In the fall of 2016, writes Michael Luo ’98, “I was standing in the rain with my family and some friends, in front of a restaurant on Manhattan’s Upper East Side,” when a woman brushed past on the sidewalk and shouted back, from down the block, “Go back to China!” After she escalated to an obscenity, Luo recalls, “I said, ‘I was born in this country!’” Thus was planted the seed for his sweeping Strangers in the Land: Exclusion, Belonging, and the Epic Story of the Chinese in America (Doubleday, $35). Amid the current paroxysms concerning immigration, diversity, and race, his history of earlier, often dismaying, confrontations and crises could not be more important. From the introduction, where Luo, now a New Yorker editor, summarizes what happened—beginning in 1848 when the Gold Rush lured Chinese workers to California, yielding a population that was nearly 10 percent Chinese a dozen years later:
This book tells the story of how the United States responded to the influx of tens of thousands of people from a distant land, who spoke a different language, had different beliefs and customs, and did not fit into the country’s existing racial stratification. Americans initially welcomed the Chinese arrivals, but as their numbers grew, the sentiment turned ugly. While the debate over slavery roiled the eastern half of the country, a different kind of racial conflagration broke out on the West Coast. Horrific episodes of racial violence erupted in the minefields; lawmakers passed laws targeting Chinese immigrants; California’s highest court ruled that Chinese testimony was inadmissible in court against a white person. Politicians recognized an opportunity in the rising anti-Chinese sentiment and began calling for their removal. They cast Chinese immigrants as a threat to Anglo-Saxon civilization. They twisted the principle of “free labor,” an ideology that took shape in response to slavery, into a weapon of racial oppression, condemning all Chinese as “coolie” laborers. Crucially, lawmakers decided to bar Chinese immigrants from naturalized citizenship, even as they extended the privilege to “persons of African descent.” A prolonged economic downturn that idled legions of white workingmen helped create the conditions for what came next. Congress enacted a series of laws, each more onerous than the previous, to exclude Chinese immigrants from the country. As shiploads of Chinese people continued to cross the Pacific, their opponents turned to violence, resulting in some of the ugliest episodes of racial terror in our national history. Later, in the twentieth century, after Chinese exclusion became permanent, a sprawling federal bureaucracy took shape to keep them out.…

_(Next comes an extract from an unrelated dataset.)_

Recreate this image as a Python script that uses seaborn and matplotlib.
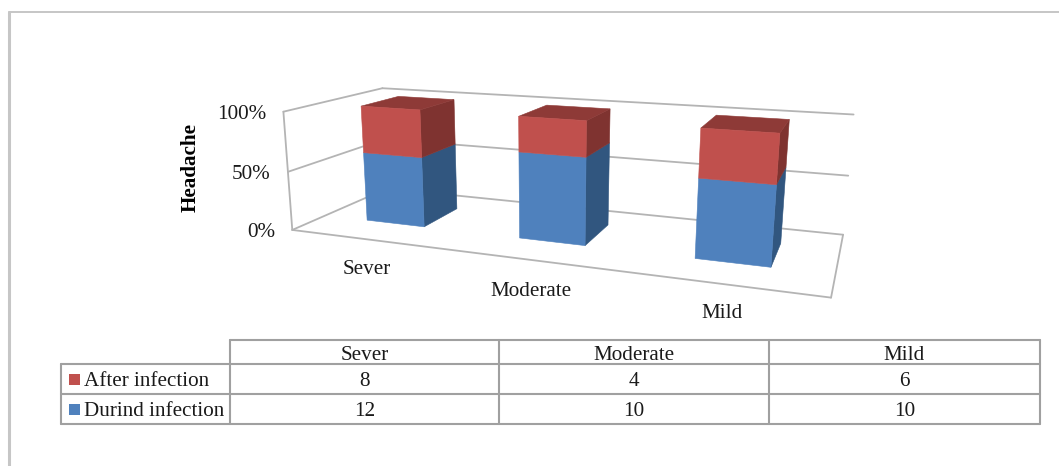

Yet the Chinese in America persisted. They spread out across the American West…. A population of Chinese Americans even took root in the Mississippi Delta, operating grocery stores that catered to Black customers in the Jim Crow South.…A native-born generation emerged, whose members found themselves caught in the familiar wrenching contest between their parents’ culture and the forces of assimilation and acculturation. Unlike the descendants of Irish, German, and other European immigrants, Chinese Americans carried the additional burden of race.